Starting a school garden
If you’d like to help set up a garden for your child’s or your neighborhood school, you’ll find plenty of resources online.
But you’ll get the real dirt from volunteers who’ve been working with school gardens:
- Before you dig in, get your school’s support. You’ll need permission to use the land and to set aside time for gardening.
- Encourage other parents and members of the community to volunteer. When you do this as a team approach, it’s a lot easier.
- Tap into the resources of local garden clubs or your county’s extension service. You’ll need input from someone educated on gardening, so reach out to local farmers in your community.
- Plan for nutrition education. At the Southern Pines school gardens, a registered dietitian volunteer talks about the nutritional content of vegetables being grown in one of the gardens.

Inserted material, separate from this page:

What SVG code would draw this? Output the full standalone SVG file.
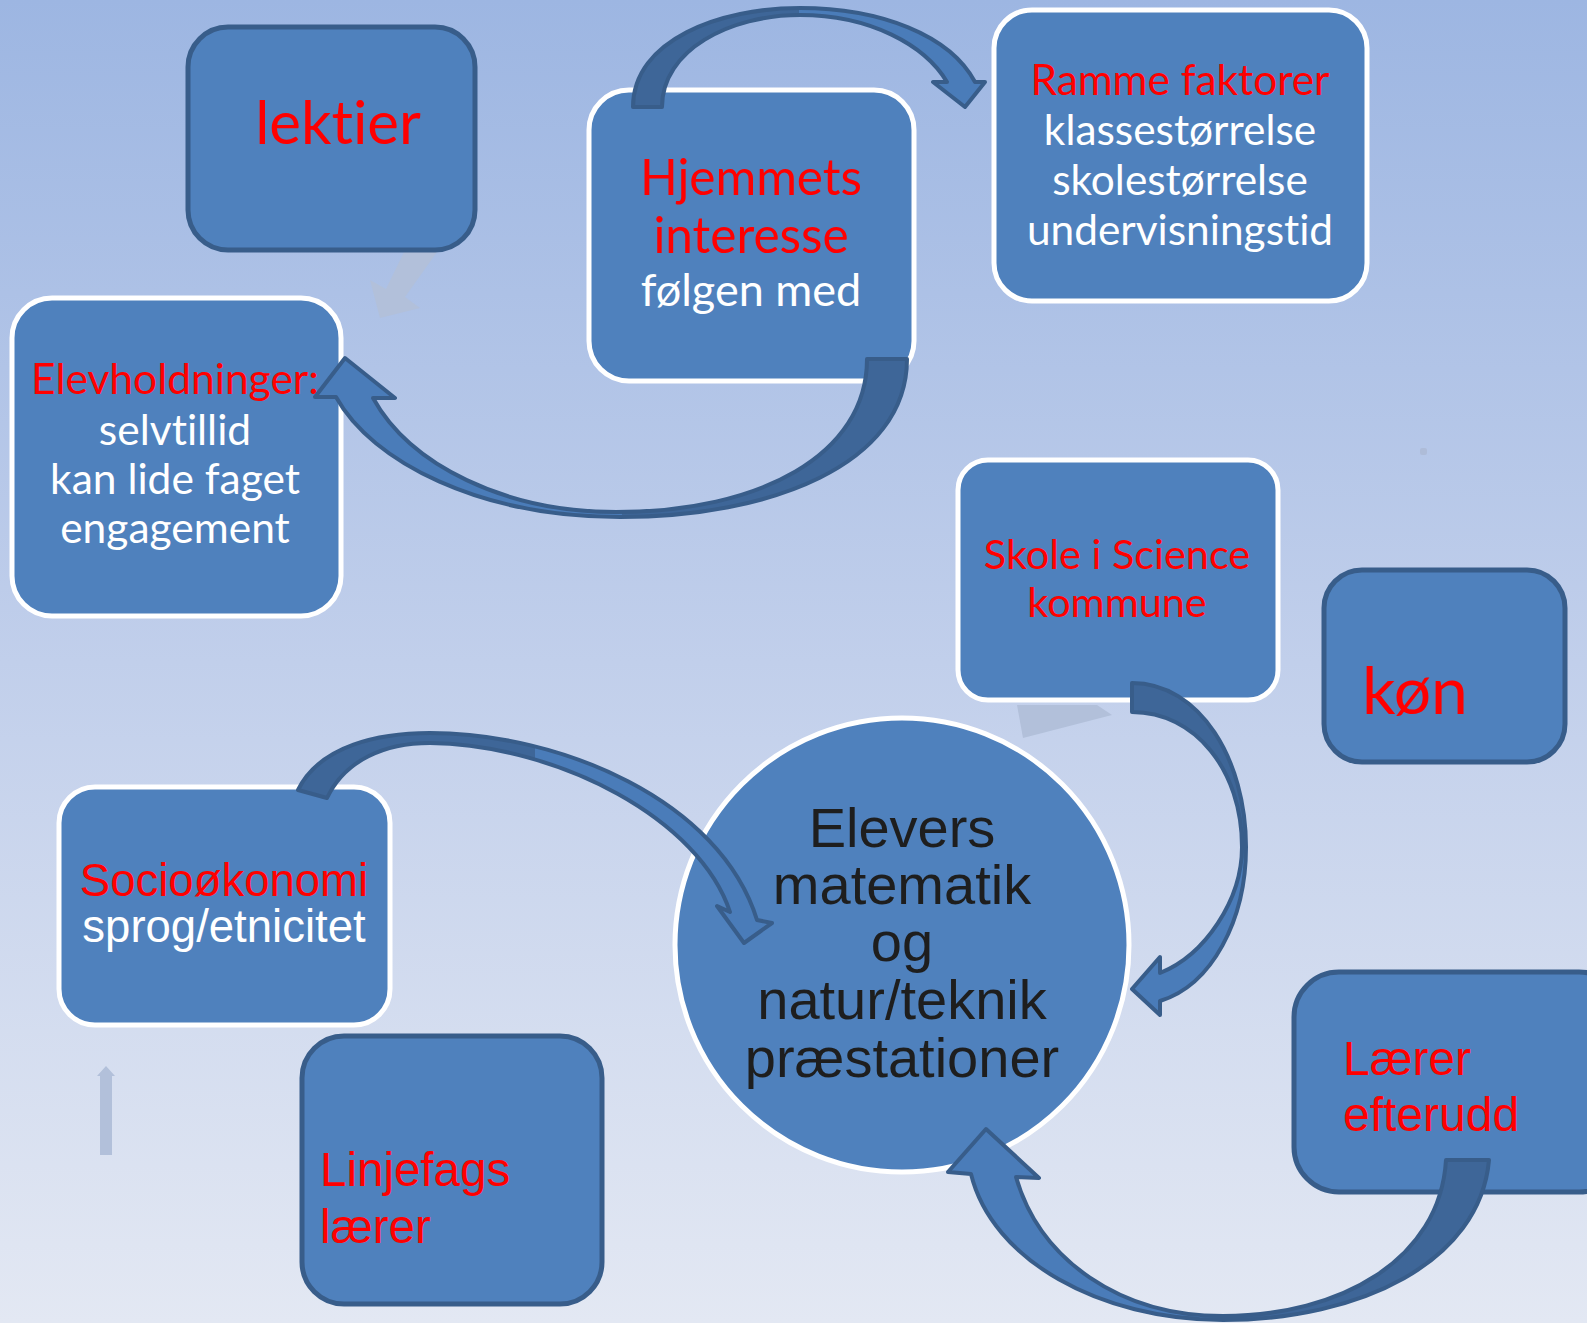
<svg xmlns="http://www.w3.org/2000/svg" width="1587" height="1323" viewBox="0 0 1587 1323">
  <defs>
    <linearGradient id="bg" x1="0" y1="0" x2="0" y2="1">
      <stop offset="0" stop-color="#9db6e2"/>
      <stop offset="0.5" stop-color="#c1cfeb"/>
      <stop offset="1" stop-color="#e3e8f3"/>
    </linearGradient>
    <!-- two-tone fills for the curved block arrows: back face darker, front face lighter -->
    <linearGradient id="g1" gradientUnits="userSpaceOnUse" x1="630" y1="0" x2="990" y2="0">
      <stop offset="0" stop-color="#3e6698"/><stop offset="0.47" stop-color="#3e6698"/>
      <stop offset="0.47" stop-color="#4a7cb9"/><stop offset="1" stop-color="#4a7cb9"/>
    </linearGradient>
    <linearGradient id="g2" gradientUnits="userSpaceOnUse" x1="310" y1="0" x2="910" y2="0">
      <stop offset="0" stop-color="#4a7cb9"/><stop offset="0.52" stop-color="#4a7cb9"/>
      <stop offset="0.52" stop-color="#3e6698"/><stop offset="1" stop-color="#3e6698"/>
    </linearGradient>
    <linearGradient id="g3" gradientUnits="userSpaceOnUse" x1="0" y1="680" x2="0" y2="1020">
      <stop offset="0" stop-color="#3e6698"/><stop offset="0.5" stop-color="#3e6698"/>
      <stop offset="0.5" stop-color="#4a7cb9"/><stop offset="1" stop-color="#4a7cb9"/>
    </linearGradient>
    <linearGradient id="g4" gradientUnits="userSpaceOnUse" x1="295" y1="0" x2="775" y2="0">
      <stop offset="0" stop-color="#3e6698"/><stop offset="0.5" stop-color="#3e6698"/>
      <stop offset="0.5" stop-color="#4a7cb9"/><stop offset="1" stop-color="#4a7cb9"/>
    </linearGradient>
    <linearGradient id="g5" gradientUnits="userSpaceOnUse" x1="945" y1="0" x2="1492" y2="0">
      <stop offset="0" stop-color="#4a7cb9"/><stop offset="0.5" stop-color="#4a7cb9"/>
      <stop offset="0.5" stop-color="#3e6698"/><stop offset="1" stop-color="#3e6698"/>
    </linearGradient>
  </defs>
  <style>
    .box { fill: #4f81bd; }
    .dark { stroke: #385d8a; stroke-width: 5; }
    .white { stroke: #ffffff; stroke-width: 5; }
    .cal { font-family: Lato, "Open Sans", sans-serif; text-anchor: middle; font-variant-ligatures: none; font-feature-settings: "liga" 0; }
    .ari { font-family: "Liberation Sans", Arial, sans-serif; }
    .red { fill: #ff0000; }
    .wt { fill: #ffffff; }
    .arrow { stroke: #385d8a; stroke-width: 4; stroke-linejoin: round; }
    .ghost { fill: #b2c0da; }
  </style>

  <rect width="1587" height="1323" fill="url(#bg)"/>

  <!-- faint leftover shapes -->
  <g id="ghosts">
    <polygon class="ghost" points="404,252 437,252 405,297 420,308 380,318 370,280 386,289"/>
    <polygon class="ghost" points="1017,705 1097,705 1112,715 1023,738"/>
    <polygon class="ghost" points="100,1076 97,1076 106,1066 115,1076 112,1076 112,1155 100,1155" fill="#abbad8"/>
    <rect x="1420" y="448" width="7" height="7" rx="2" fill="#aebcd8"/>
  </g>

  <g id="node-lektier">
    <rect class="box dark" x="188" y="27" width="287" height="223" rx="40"/>
    <text class="cal red" x="338" y="144" font-size="60">lektier</text>
  </g>

  <g id="node-elevholdninger">
    <rect class="box white" x="12" y="298" width="329" height="318" rx="40"/>
    <text class="cal red" x="175" y="394" font-size="42.5">Elevholdninger:</text>
    <text class="cal wt" x="175" y="445" font-size="42.5">selvtillid</text>
    <text class="cal wt" x="175" y="494" font-size="42.5">kan lide faget</text>
    <text class="cal wt" x="175" y="543" font-size="42.5">engagement</text>
  </g>

  <g id="node-hjemmets">
    <rect class="box white" x="589" y="90" width="325" height="291" rx="40"/>
    <text class="cal red" x="751" y="195" font-size="49.5">Hjemmets</text>
    <text class="cal red" x="751" y="253" font-size="49.5">interesse</text>
    <text class="cal wt" x="751" y="306" font-size="45">følgen med</text>
  </g>

  <g id="node-ramme">
    <rect class="box white" x="994" y="10" width="373" height="291" rx="38"/>
    <text class="cal red" x="1180" y="95" font-size="42.4">Ramme faktorer</text>
    <text class="cal wt" x="1180" y="145" font-size="42.4">klassestørrelse</text>
    <text class="cal wt" x="1180" y="195" font-size="42.4">skolestørrelse</text>
    <text class="cal wt" x="1180" y="245" font-size="42.4">undervisningstid</text>
  </g>

  <g id="node-skole">
    <rect class="box white" x="958" y="460" width="320" height="240" rx="30"/>
    <text class="cal red" x="1117" y="569" font-size="41.4">Skole i Science</text>
    <text class="cal red" x="1117" y="617" font-size="41.4">kommune</text>
  </g>

  <g id="node-kon">
    <rect class="box dark" x="1324" y="570" width="241" height="192" rx="38"/>
    <text class="cal red" x="1362" y="714" font-size="66" style="text-anchor:start">køn</text>
  </g>

  <g id="node-center">
    <circle class="box white" cx="902" cy="945" r="227"/>
    <g class="ari" font-size="56" fill="#1e1e1e" text-anchor="middle">
      <text x="902" y="847">Elevers</text>
      <text x="902" y="904">matematik</text>
      <text x="902" y="961">og</text>
      <text x="902" y="1019">natur/teknik</text>
      <text x="902" y="1077">præstationer</text>
    </g>
  </g>

  <g id="node-socio">
    <rect class="box white" x="59" y="787" width="331" height="238" rx="36"/>
    <text class="ari red" x="224" y="896" font-size="45.5" text-anchor="middle">Socioøkonomi</text>
    <text class="ari wt" x="224" y="942" font-size="45.5" text-anchor="middle">sprog/etnicitet</text>
  </g>

  <g id="node-linjefags">
    <rect class="box dark" x="302" y="1036" width="300" height="268" rx="42"/>
    <text class="ari red" x="320" y="1186" font-size="47.5">Linjefags</text>
    <text class="ari red" x="320" y="1243" font-size="47.5">lærer</text>
  </g>

  <g id="node-efterudd">
    <rect class="box dark" x="1294" y="972" width="330" height="220" rx="45"/>
    <text class="ari red" x="1343" y="1075" font-size="48">Lærer</text>
    <text class="ari red" x="1343" y="1131" font-size="48">efterudd</text>
  </g>

  <g id="connectors">
    <!-- Hjemmets -> Ramme faktorer -->
    <path class="arrow" fill="url(#g1)" d="M 633,107 C 633,40 720,8 800,8 C 880,8 950,35 975,82 L 985,82 L 965,107 L 933,82 L 947,82 C 925,45 870,15 800,15 C 730,15 662,50 662,107 Z"/>
    <!-- Hjemmets -> Elevholdninger -->
    <path class="arrow" fill="url(#g2)" d="M 907,359 C 907,465 770,517 620,517 C 480,517 372,462 336,397 L 315,397 L 345,358 L 395,398 L 373,398 C 410,465 505,512 616,512 C 760,512 867,455 867,359 Z"/>
    <!-- Skole i Science -> center -->
    <path class="arrow" fill="url(#g3)" d="M 1132,683 C 1200,683 1246,760 1246,847 C 1246,920 1212,985 1160,1001 L 1160,1015 L 1132,989 L 1160,957 L 1160,973 C 1205,955 1242,900 1242,847 C 1242,770 1195,712 1132,712 Z"/>
    <!-- Socioøkonomi -> center -->
    <path class="arrow" fill="url(#g4)" d="M 298,790 C 320,745 380,733 430,733 C 560,733 720,800 757,920 L 772,923 L 744,943 L 717,906 L 730,912 C 700,820 560,745 430,743 C 385,743 345,760 327,798 Z"/>
    <!-- Lærer efterudd -> center -->
    <path class="arrow" fill="url(#g5)" d="M 1489,1160 C 1480,1262 1360,1320 1223,1320 C 1100,1320 992,1260 971,1174 L 948,1172 L 986,1129 L 1039,1178 L 1016,1177 C 1040,1260 1120,1316 1223,1316 C 1340,1316 1440,1260 1446,1160 Z"/>
  </g>
</svg>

- Find funding for this planting season and for future years. Try applying for grants and asking for support from the PTA.
* Plant appealing crops. But also keep in mind that children crave immediate gratification: It’s nice to grow pumpkins and potatoes, but include a few instant treats as well. It’s important with kids that you have things they can pick off the vine and eat. Try cherry tomatoes and peas for in-the-garden snacking.
* Tie the gardening activities into ideas for healthy eating. After the kids try out new foods in the classroom, have them write a grocery list to take home to their parents so they can continue to eat healthy.